Only the lines holding the string "Reproduce" are needed. Copy each one.

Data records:
________
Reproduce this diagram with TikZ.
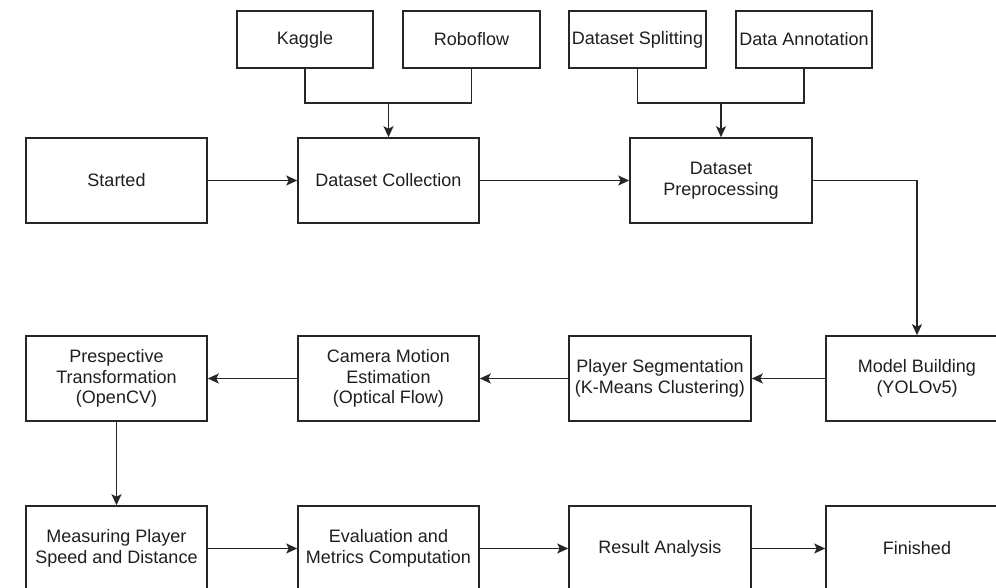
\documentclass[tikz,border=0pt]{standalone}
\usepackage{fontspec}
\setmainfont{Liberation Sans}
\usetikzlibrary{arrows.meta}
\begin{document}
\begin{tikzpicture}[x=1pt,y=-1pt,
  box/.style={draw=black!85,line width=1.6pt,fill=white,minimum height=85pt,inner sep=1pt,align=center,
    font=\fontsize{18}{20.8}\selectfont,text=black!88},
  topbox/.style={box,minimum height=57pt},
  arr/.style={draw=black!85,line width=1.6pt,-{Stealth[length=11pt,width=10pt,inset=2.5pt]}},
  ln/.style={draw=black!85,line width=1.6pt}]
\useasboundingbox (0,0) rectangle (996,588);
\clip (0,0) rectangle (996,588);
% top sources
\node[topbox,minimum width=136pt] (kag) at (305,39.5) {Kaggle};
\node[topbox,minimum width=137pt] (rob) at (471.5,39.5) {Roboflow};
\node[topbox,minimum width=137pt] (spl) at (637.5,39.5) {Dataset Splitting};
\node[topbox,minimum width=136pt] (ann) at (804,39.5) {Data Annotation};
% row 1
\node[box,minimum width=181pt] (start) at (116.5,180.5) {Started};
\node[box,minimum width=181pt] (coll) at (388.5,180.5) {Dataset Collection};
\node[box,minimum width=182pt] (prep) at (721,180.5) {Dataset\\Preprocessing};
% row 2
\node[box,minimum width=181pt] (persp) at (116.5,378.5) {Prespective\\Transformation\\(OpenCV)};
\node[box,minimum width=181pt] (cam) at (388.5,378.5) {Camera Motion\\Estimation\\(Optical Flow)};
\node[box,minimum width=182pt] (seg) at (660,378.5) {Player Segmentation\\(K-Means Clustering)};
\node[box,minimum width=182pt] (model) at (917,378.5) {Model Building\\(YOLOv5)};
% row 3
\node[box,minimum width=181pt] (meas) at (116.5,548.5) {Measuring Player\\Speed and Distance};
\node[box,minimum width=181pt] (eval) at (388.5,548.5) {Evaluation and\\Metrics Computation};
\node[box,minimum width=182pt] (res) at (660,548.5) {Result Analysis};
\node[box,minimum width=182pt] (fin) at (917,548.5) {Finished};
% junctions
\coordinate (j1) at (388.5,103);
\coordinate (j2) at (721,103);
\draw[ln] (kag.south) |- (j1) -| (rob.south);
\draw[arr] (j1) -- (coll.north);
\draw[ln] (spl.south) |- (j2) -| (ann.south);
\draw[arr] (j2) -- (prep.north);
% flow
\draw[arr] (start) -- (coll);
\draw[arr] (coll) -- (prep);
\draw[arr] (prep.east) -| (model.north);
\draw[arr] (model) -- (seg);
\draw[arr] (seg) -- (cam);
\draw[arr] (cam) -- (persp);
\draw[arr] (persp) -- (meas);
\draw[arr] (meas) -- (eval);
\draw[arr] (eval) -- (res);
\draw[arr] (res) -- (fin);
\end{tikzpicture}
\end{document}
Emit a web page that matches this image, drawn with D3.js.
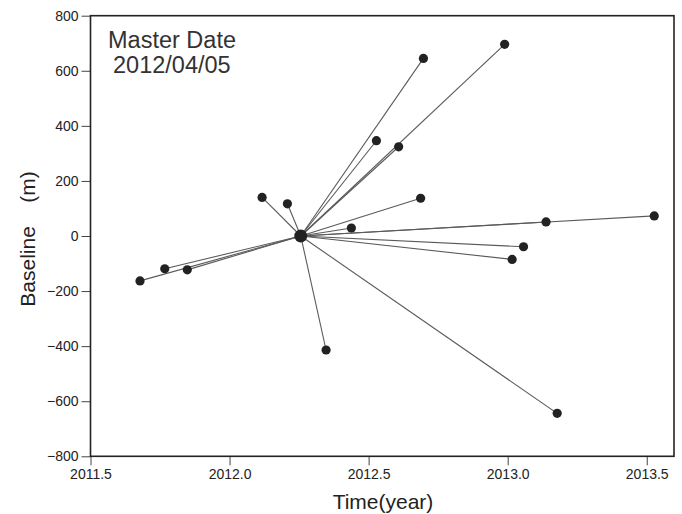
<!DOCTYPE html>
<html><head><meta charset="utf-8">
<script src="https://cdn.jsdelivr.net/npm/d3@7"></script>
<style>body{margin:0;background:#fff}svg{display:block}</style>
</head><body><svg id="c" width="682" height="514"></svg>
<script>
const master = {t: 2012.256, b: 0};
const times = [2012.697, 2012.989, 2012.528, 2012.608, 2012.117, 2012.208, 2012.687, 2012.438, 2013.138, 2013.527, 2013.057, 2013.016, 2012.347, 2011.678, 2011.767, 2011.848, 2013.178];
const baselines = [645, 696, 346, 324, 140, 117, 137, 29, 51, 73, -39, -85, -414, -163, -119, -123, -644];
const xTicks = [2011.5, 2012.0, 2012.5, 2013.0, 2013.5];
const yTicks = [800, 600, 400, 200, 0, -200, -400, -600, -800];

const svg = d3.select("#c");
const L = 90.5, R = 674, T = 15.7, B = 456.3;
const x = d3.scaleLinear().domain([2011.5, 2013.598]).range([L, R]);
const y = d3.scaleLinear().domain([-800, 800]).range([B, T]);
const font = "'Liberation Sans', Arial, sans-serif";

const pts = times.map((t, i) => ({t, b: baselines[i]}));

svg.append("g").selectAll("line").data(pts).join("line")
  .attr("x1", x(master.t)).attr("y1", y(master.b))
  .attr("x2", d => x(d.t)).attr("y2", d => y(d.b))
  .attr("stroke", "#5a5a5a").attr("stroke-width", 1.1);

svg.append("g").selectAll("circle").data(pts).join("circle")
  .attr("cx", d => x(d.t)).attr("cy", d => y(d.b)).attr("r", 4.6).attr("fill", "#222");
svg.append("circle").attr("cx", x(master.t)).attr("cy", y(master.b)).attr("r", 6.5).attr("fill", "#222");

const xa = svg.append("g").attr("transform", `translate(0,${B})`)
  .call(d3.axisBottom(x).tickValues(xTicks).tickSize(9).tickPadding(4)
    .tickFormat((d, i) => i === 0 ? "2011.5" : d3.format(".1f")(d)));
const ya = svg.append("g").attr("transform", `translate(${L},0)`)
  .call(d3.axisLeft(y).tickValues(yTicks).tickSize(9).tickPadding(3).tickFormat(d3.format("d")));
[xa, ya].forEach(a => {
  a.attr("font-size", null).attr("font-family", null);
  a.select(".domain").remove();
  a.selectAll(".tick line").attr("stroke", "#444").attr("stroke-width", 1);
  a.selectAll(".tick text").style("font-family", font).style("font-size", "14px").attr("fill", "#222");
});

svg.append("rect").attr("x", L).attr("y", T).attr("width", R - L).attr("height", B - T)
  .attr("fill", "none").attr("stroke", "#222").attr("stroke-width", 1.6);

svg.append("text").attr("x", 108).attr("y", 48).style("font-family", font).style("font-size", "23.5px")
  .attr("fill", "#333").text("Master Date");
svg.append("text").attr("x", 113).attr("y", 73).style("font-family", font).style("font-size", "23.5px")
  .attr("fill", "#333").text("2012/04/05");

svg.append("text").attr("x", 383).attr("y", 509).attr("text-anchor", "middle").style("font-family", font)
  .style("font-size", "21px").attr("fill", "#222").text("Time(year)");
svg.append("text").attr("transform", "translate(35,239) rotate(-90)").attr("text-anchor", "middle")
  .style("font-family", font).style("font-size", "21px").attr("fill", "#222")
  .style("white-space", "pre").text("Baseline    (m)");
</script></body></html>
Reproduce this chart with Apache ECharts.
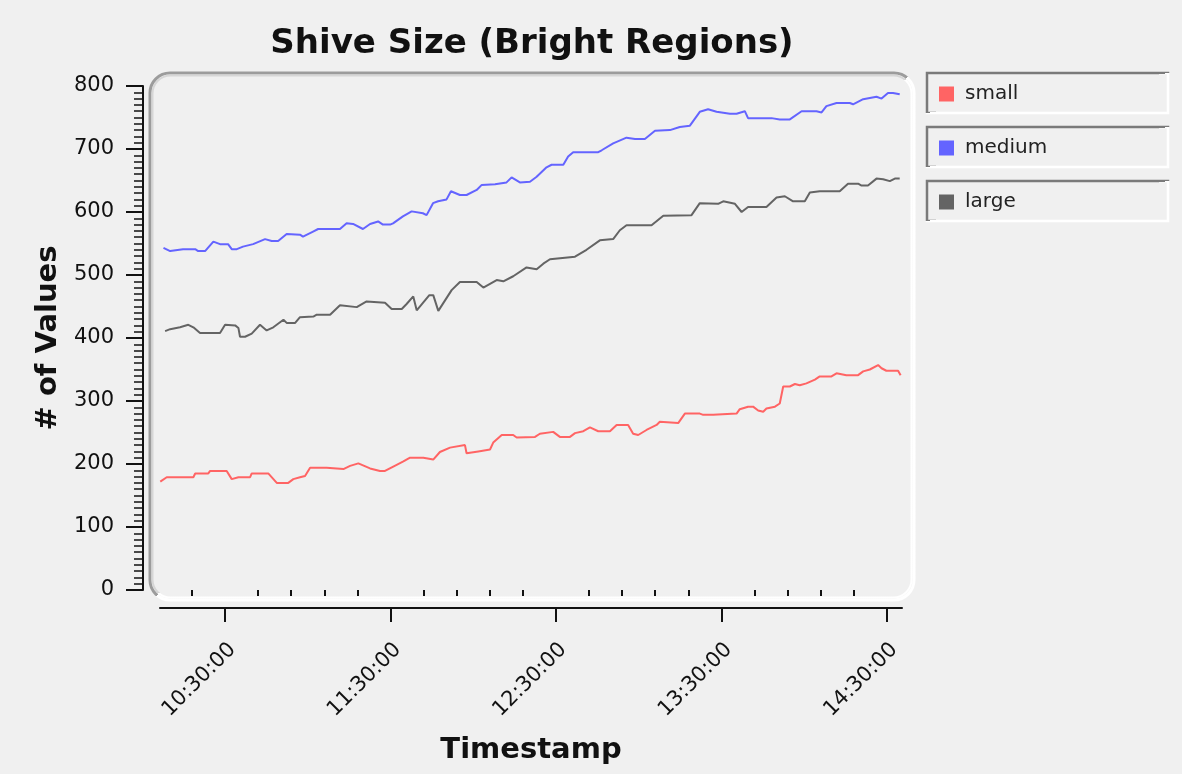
________
| Exercise solution |
Reproduce this diagram with TikZ.
Reproduce this chart with Apache ECharts.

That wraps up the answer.